The water does rip through those marshes. Someone on here mentioned a while back adding a section (12" to 18") of chain to the anchor to assure it sets. Sounds like a good idea to me. I have not done that yet, but I'm looking into it. My consideration is: Do I haul that around all the time in the off chance I need it?

I'm trying my best to minimize what I take with me since I rarely use 20% of what ever it is I have with me.

I just have to figure out ahead of time what 20% I will need


----------



## ComeOnFish (Apr 8, 2009)

You will be fine.

I used a 3.5lb grappling Anchor in 25knots+ wind in the small area (waves were about 1.5-2' high), 20knots of wind in Chesapeake Bay (waves about 3') and 15knots of wind in the Ocean (3-4' waves but longer period waves). Then usually I drained about 2-3 gallons of water out of the hull after 4-6 hours of anchoring. For inshore, where you described, you will be OK.

I use 30lb test mono line as the break-line for my 3.5lb grappling anchor. The 30lb test mono break-line is good for the above conditions and current at 2+ MPH. Also I can break the break-line easily when the anchor is stuck. 40Lb test mono break-line can be too much to break while sitting on a kayak in the high waves. The kayak will submerge a lot when you pull it and the waves go over your waist.

A few times, the 30lb test break-line broke by the waves.

I use 1.5 lb grappling anchor in the mild place such as lake under the current less than 1.2 MPH.

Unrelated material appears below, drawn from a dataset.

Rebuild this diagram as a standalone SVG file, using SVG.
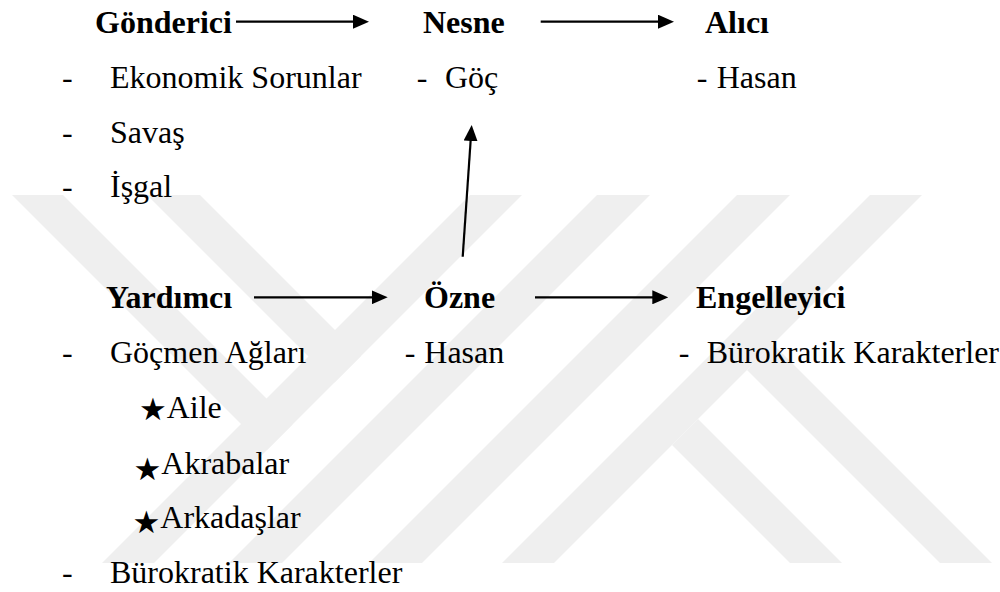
<svg xmlns="http://www.w3.org/2000/svg" width="1000" height="592" viewBox="0 0 1000 592">
  <style>
    .t { font-family: "Liberation Serif", serif; font-size: 32px; fill: #000; }
    .b { font-weight: bold; }
    .star { font-family: "DejaVu Sans", sans-serif; font-size: 31px; }
    .conn { stroke: #000; stroke-width: 2.2; fill: none; marker-end: url(#ah); }
    .wm { fill: #efefef; }
  </style>
  <defs>
    <marker id="ah" markerUnits="userSpaceOnUse" markerWidth="16" markerHeight="14" refX="12" refY="7" orient="auto">
      <path d="M0,0 L16,7 L0,14 Z" fill="#000"/>
    </marker>
  </defs>
  <rect width="1000" height="592" fill="#fff"/>

  <g id="watermark">
    <polygon class="wm" points="12,195 63,195 292.5,424.5 267,450"/>
    <polygon class="wm" points="147,195 200,195 361,356 334.5,382.5"/>
    <polygon class="wm" points="470,195 522,195 154,563 102,563"/>
    <polygon class="wm" points="597,195 650,195 282,563 229,563"/>
    <polygon class="wm" points="737,195 790,195 422,563 369,563"/>
    <polygon class="wm" points="870,195 922,195 554,563 502,563"/>
    <polygon class="wm" points="698,419 672,445 790,563 842,563"/>
    <polygon class="wm" points="773,344 747,370 940,563 992,563"/>
  </g>

  <g id="connectors">
    <line class="conn" x1="236" y1="21.7" x2="365" y2="21.7"/>
    <line class="conn" x1="540.7" y1="21.7" x2="670" y2="21.7"/>
    <line class="conn" x1="254" y1="297.3" x2="383.7" y2="297.3"/>
    <line class="conn" x1="535" y1="297.3" x2="664.3" y2="297.3"/>
    <line class="conn" x1="462.7" y1="256.7" x2="471.43" y2="128.99"/>
  </g>

  <g id="gonderici">
    <text class="t b" x="95" y="33">Gönderici</text>
    <text class="t" x="62" y="88">-</text>
    <text class="t" x="110" y="88">Ekonomik Sorunlar</text>
    <text class="t" x="62" y="143">-</text>
    <text class="t" x="110" y="143">Savaş</text>
    <text class="t" x="62" y="196.5">-</text>
    <text class="t" x="110" y="196.5">İşgal</text>
  </g>

  <g id="nesne">
    <text class="t b" x="423" y="33">Nesne</text>
    <text class="t" x="416.7" y="88">-</text>
    <text class="t" x="445" y="88">Göç</text>
  </g>

  <g id="alici">
    <text class="t b" x="705" y="33">Alıcı</text>
    <text class="t" x="696.7" y="88">-</text>
    <text class="t" x="716.7" y="88">Hasan</text>
  </g>

  <g id="yardimci">
    <text class="t b" x="106" y="308">Yardımcı</text>
    <text class="t" x="62" y="363">-</text>
    <text class="t" x="110" y="363">Göçmen Ağları</text>
    <text class="t" x="139" y="420"><tspan class="star">★</tspan><tspan x="166.7" y="418">Aile</tspan></text>
    <text class="t" x="133.5" y="480"><tspan class="star">★</tspan><tspan y="474">Akrabalar</tspan></text>
    <text class="t" x="132.5" y="533"><tspan class="star">★</tspan><tspan y="528.3">Arkadaşlar</tspan></text>
    <text class="t" x="62" y="583">-</text>
    <text class="t" x="110" y="583">Bürokratik Karakterler</text>
  </g>

  <g id="ozne">
    <text class="t b" x="424" y="308">Özne</text>
    <text class="t" x="404.7" y="363">-</text>
    <text class="t" x="424.3" y="363">Hasan</text>
  </g>

  <g id="engelleyici">
    <text class="t b" x="696" y="308">Engelleyici</text>
    <text class="t" x="678.7" y="363">-</text>
    <text class="t" x="706.7" y="363">Bürokratik Karakterler</text>
  </g>
</svg>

I carry a 3.5 lb grappling anchor with 100' line all the time when I am in the open water. If I can not paddle for some reason. I have to drop the anchor to stay in the place and get help. I don't want drift to wrong direction.

joe


----------



## robschonk (Nov 29, 2006)

West Marine sells a 2.2lb and 4.4lb Bruce Anchor. The same type of anchor they use to anchor the oil platforms in the North Sea. Ric Burnley talks about them in his book. Get that into the mud or sand, and you ain't goin' nowhere!

http://www.westmarine.com/webapp/wc...toreNum=10105&subdeptNum=10372&classNum=10419


----------



## RAYTOGS (May 8, 2010)

I use a 5 lb. Window weight with 2' of chain and it holds me fine, plus it's alot easier to get mud off it too.


----------



## stratoyak (Aug 26, 2009)

robschonk said:


> West Marine sells a 2.2lb and 4.4lb Bruce Anchor. The same type of anchor they use to anchor the oil platforms in the North Sea. Ric Burnley talks about them in his book. Get that into the mud or sand, and you ain't goin' nowhere!
> 
> http://www.westmarine.com/webapp/wc...toreNum=10105&subdeptNum=10372&classNum=10419


Use the 2.2# in the creeks and it works great. Cheap too.


----------



## twitch (Jan 29, 2008)

When I fish marshes or creeks I carry an 8' peice of 3/4" pvc electrical conduit. You can either stick it through a scupper hole and into the bottom or as a stake to tie off to. Simple and cheap under $5.

On a side note: You can also beat the piss out of snakes with it that are determined to come aboard.


----------